Philosophe Alain

Le site de référence sur le philosophe français Emile Chartier, dit Alain (1868-1951), par l’Association des Amis d’Alain, fondée par ses proches après sa mort.

Le site de référence sur le philosophe français Emile Chartier, dit Alain (1868-1951), par l’Association des Amis d’Alain, fondée par ses proches après sa mort.

Pourquoi un chat mouillé est-il laid ?

On demande quelquefois ce que c’est que la beauté d’un chien, d’un cheval, d’un homme. Et l’on voudrait répondre que c’est la coutume qui règle ici nos jugements ; mais il suffit d’un chat bien léché pour effacer cette faible réponse. Un chat mouillé est laid ; c’est que la forme animale, qui dresse et range si bien jusqu’aux poils, est ici vaincue par une cause extérieure. Toute déformation est laide, toute mutilation est laide. Nous jugeons belle, au contraire, une forme vivante qui n’a point cédé, et qui se termine selon sa propre loi. L’art égyptien nous a laissé des têtes d’épervier qui sont admirables, admirables par une évidente victoire de la structure sur l’accident. Le sculpteur a saisi cette puissance affirmative de l’animal, et il la traduit dans la pierre ou le bronze mieux que l’animal même ne peut faire. Par exemple un œil qui cligne n’a pas de beauté, parce que ce mouvement est d’inquiétude et de faiblesse ; la cause extérieure, poussière ou rayon de soleil, est la plus forte.
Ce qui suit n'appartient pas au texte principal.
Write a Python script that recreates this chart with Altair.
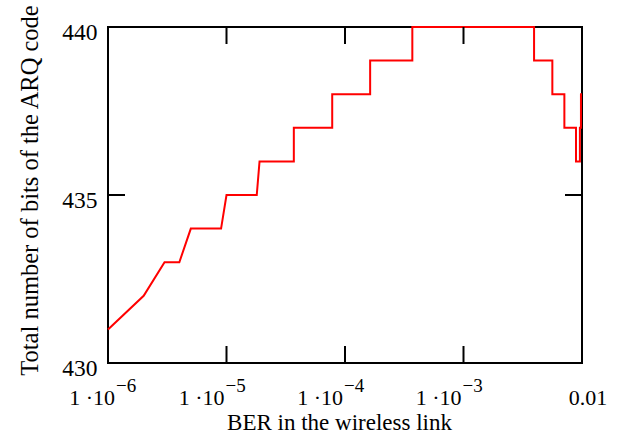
import altair as alt
import pandas as pd

# Curve vertices (BER, total number of bits)
ber = [1e-6, 2e-6, 3e-6, 4e-6, 5e-6, 9e-6, 1e-5, 1.8e-5, 1.9e-5, 3.7e-5,
       3.7e-5, 7.8e-5, 7.8e-5, 1.63e-4, 1.63e-4, 3.7e-4, 3.7e-4, 3.94e-3, 3.94e-3, 5.62e-3,
       5.62e-3, 7.1e-3, 7.1e-3, 8.9e-3, 8.9e-3, 9.6e-3, 9.6e-3, 9.8e-3, 9.8e-3, 1e-2]
bits = [431, 432, 433, 433, 434, 434, 435, 435, 436, 436,
        437, 437, 438, 438, 439, 439, 440, 440, 439, 439,
        438, 438, 437, 437, 436, 436, 437, 437, 438, 438]

x_ticks = [1e-6, 1e-5, 1e-4, 1e-3, 1e-2]
y_ticks = [430, 435, 440]
x_label_at = [1e-6, 1e-5, 1e-4, 1e-3]
x_label_base = ["1 \u00b710", "1 \u00b710", "1 \u00b710", "1 \u00b710"]
x_label_exp = ["\u22126", "\u22125", "\u22124", "\u22123"]
last_label_at = [1e-2]
last_label = ["0.01"]

W, H = 474, 336
FONT = "Liberation Serif"

curve = pd.DataFrame({"ber": ber, "bits": bits, "idx": list(range(len(ber)))})
xt = pd.DataFrame({"ber": x_ticks})
yt = pd.DataFrame({"bits": y_ticks})
xl = pd.DataFrame({"ber": x_label_at, "base": x_label_base, "exp": x_label_exp})
ll = pd.DataFrame({"ber": last_label_at, "lab": last_label})

xscale = alt.Scale(type="log", domain=[1e-6, 1e-2], nice=False)
yscale = alt.Scale(domain=[430, 440], nice=False, zero=False)

x_axis = alt.Axis(labels=False, ticks=False, domain=False, grid=False,
                  title="BER in the wireless link", titleFont=FONT,
                  titleFontSize=23, titleFontWeight="normal", titleColor="black",
                  titleX=231, titleY=66, titleBaseline="alphabetic",
                  titleAlign="center")
y_axis = alt.Axis(values=y_ticks, ticks=False, tickSize=0, domain=False, grid=False,
                  labelFont=FONT, labelFontSize=23.5, labelColor="black",
                  labelPadding=11, labelOffset=5,
                  title="Total number of bits of the ARQ code", titleFont=FONT,
                  titleFontSize=24.5, titleFontWeight="normal", titleColor="black",
                  titleX=-71, titleY=163, titleAngle=270,
                  titleBaseline="alphabetic", titleAlign="center")

X = alt.X("ber:Q", scale=xscale, axis=x_axis, title="BER in the wireless link")
Y = alt.Y("bits:Q", scale=yscale, axis=y_axis, title="Total number of bits of the ARQ code")

line = alt.Chart(curve).mark_line(color="#ff0000", strokeWidth=2, clip=False).encode(
    x=X, y=Y, order=alt.Order("idx:Q"))

tick_style = dict(color="black", strokeWidth=2)
xt_bottom = alt.Chart(xt).mark_rule(**tick_style).encode(
    x=X, y=alt.value(H - 17), y2=alt.value(H))
xt_top = alt.Chart(xt).mark_rule(**tick_style).encode(
    x=X, y=alt.value(0), y2=alt.value(17))
yt_left = alt.Chart(yt).mark_rule(**tick_style).encode(
    y=Y, x=alt.value(0), x2=alt.value(17))
yt_right = alt.Chart(yt).mark_rule(**tick_style).encode(
    y=Y, x=alt.value(W - 17), x2=alt.value(W))

first = alt.datum.ber < 2e-6
rest = alt.datum.ber >= 2e-6

def base_layer(flt, dx):
    return alt.Chart(xl).transform_filter(flt).mark_text(
        font=FONT, fontSize=22, color="black", align="right",
        baseline="alphabetic", dx=dx).encode(x=X, y=alt.value(H + 42), text="base:N")

def exp_layer(flt, dx):
    return alt.Chart(xl).transform_filter(flt).mark_text(
        font=FONT, fontSize=19, color="black", align="left",
        baseline="alphabetic", dx=dx).encode(x=X, y=alt.value(H + 29), text="exp:N")

last_lab = alt.Chart(ll).mark_text(font=FONT, fontSize=22, color="black", align="center",
                                   baseline="alphabetic", dx=6).encode(
    x=X, y=alt.value(H + 42), text="lab:N")

chart = alt.layer(
    line, xt_bottom, xt_top, yt_left, yt_right,
    base_layer(first, 7), exp_layer(first, 8),
    base_layer(rest, -2), exp_layer(rest, -1),
    last_lab,
).properties(
    width=W, height=H,
    autosize=alt.AutoSizeParams(type="none"),
    padding={"left": 108, "top": 27, "right": 38, "bottom": 73},
    background="white",
).configure_view(stroke="black", strokeWidth=2)

chart.save("out.html", embed_options={"renderer": "svg", "actions": False})
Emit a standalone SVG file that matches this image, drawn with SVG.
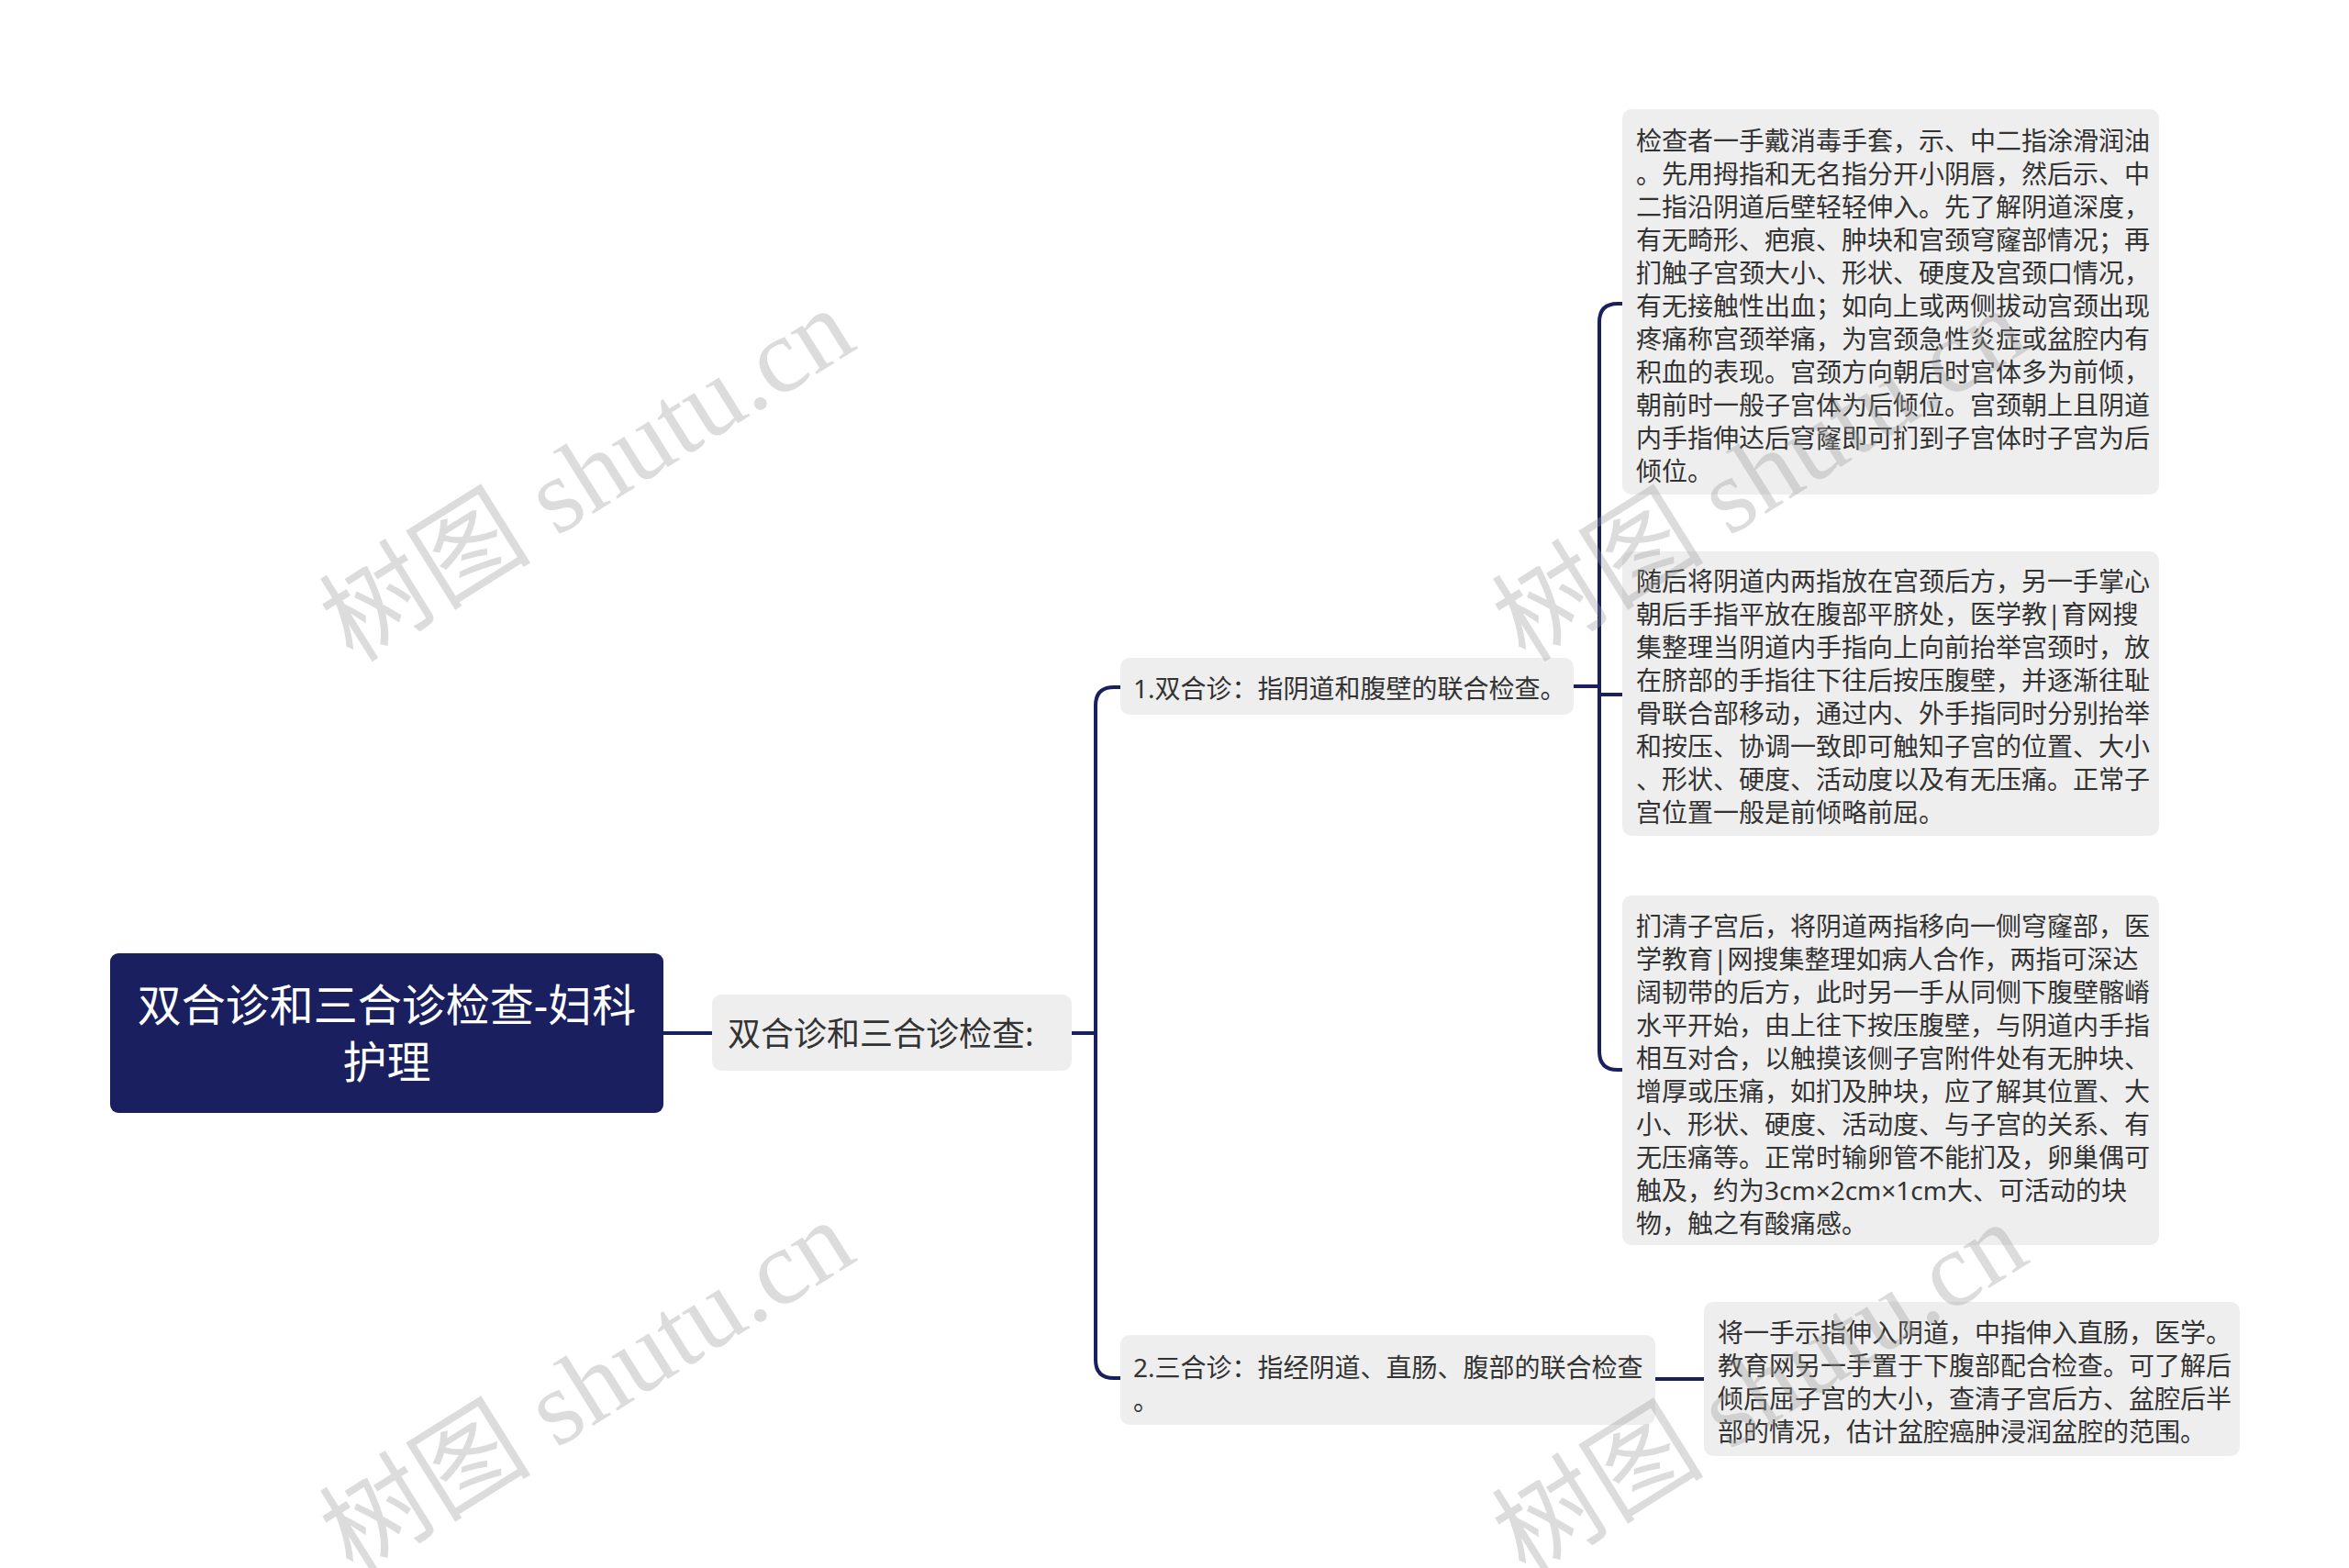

Tous les mouvements de retraite et de fuite, qui témoignent que la forme animale cède à l’événement, ont quelque chose de laid ; au contraire un mouvement est beau si la forme s’y développe librement ; tels sont, en l’homme, les mouvements de danse et d’exercice ; mais dès qu’une contrainte s’y marque, comme serait la menace du fouet, ou quelque lien blessant la chair, ou quelque partie du costume trop serrée, la beauté se trouve en péril.

 

Faucon – antiquité égyptienne

Un sourire est beau, parce que la forme s’étend alors selon un équilibre intérieur ; mais, dans le rire, on peut reconnaître une sorte de violence, et une invincible circonstance ; et cela fait comprendre assez ce qu’il peut y avoir de déplaisant même dans un genre de sourire. Au reste la peinture et la sculpture, parce qu’elles représentent l’immobile, ont toujours à craindre les signes passagers, et les plis que la forme devrait en quelque sorte aussitôt oublier. Mille exemples font voir que l’on risque beaucoup à peindre et surtout à sculpter même un sourire ; car ce signe qui ne cesse point évoque quelque condition extérieure qui marque sur le vivant. C’est ainsi que l’expression est toujours rabattue. Je suis ramené à cet épervier, qui n’exprime que ce qu’il est, non ce qu’il fait. Faire, c’est subir.

La majesté est le trait commun de toutes ces formes si bien dessinées. Et le contraire de la majesté dans l’homme, c’est peut-être l’étonnement ; car l’étonnement est la marque de ce qui survient, de ce qui est inattendu, et ainsi deux fois étranger. Il n’y a pas une belle statue, ni un beau portrait, qui exprime l’étonnement ; et j’ai vu peu de beaux visages qui fussent capables de porter la curiosité sans y perdre beaucoup. Ces remarques peuvent aider à comprendre ce que c’est que le style, soit dans les œuvres, soit même dans les êtres. Une beauté ne s’émeut que par une cause intérieure ; elle résiste à l’occasion; elle ne prend point la forme de l’événement. Un événement écrit sur un visage, c’est peut-être le laid. Les combattants gardèrent quelque temps vers le front et les tempes une marque de terreur, ou disons d’un genre d’attention forcée, qui n’était point belle. Et les signes de l’âge ne sont point beaux, dès qu’ils sont les signes d’événements accumulés, ou si l’on veut les sillons de l’expérience. Mais si le vieillissement se fait par durcissement intérieur, la forme vivante devenant statue et s’affirmant imperturbable, alors un vieillard peut être beau. Ces conditions sont indépendantes d’un canon de beauté ; un nègre impassible est beau ; un rire esclave est laid sur tout visage. Tout être est beau autant qu’il est lui. Je vois très bien Socrate gagnant sa beauté propre, pendant qu’Alcibiade perdait la sienne.